Beijing's role in this equation cannot be overlooked. China has repeatedly characterised Japan's military modernisation as "remilitarisation," particularly regarding perceived moves toward nuclear weapons development. These accusations, whether grounded in fact or inflated, influence Japanese domestic debate and complicate Tokyo's calculations about future security needs. Washington has simultaneously pressed Beijing to join multilateral negotiations on arms control, a request China has consistently rebuffed.
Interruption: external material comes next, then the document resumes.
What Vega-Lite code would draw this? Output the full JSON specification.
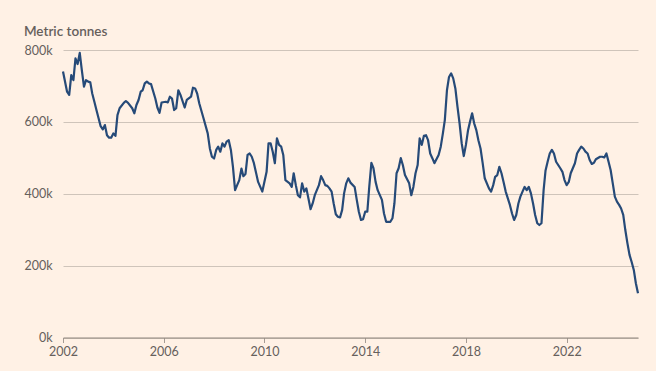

Beijing maintains that it will not participate in bilateral agreements that constrain its nuclear arsenal while other powers retain larger arsenals.
The architecture of deterrence in Northeast Asia ultimately rests on the belief among Japanese and South Korean elites that the current arrangement, underwritten by American power and reassurance, serves their security interests adequately. The CSIS survey demonstrates that this consensus endures—for now. Yet the research simultaneously warns policymakers in Washington and allied capitals that this equilibrium is brittle. Should one domino fall, the cascade could unfold at breathtaking speed, potentially overwhelming the stabilising role that extended deterrence has played for the better part of seven decades.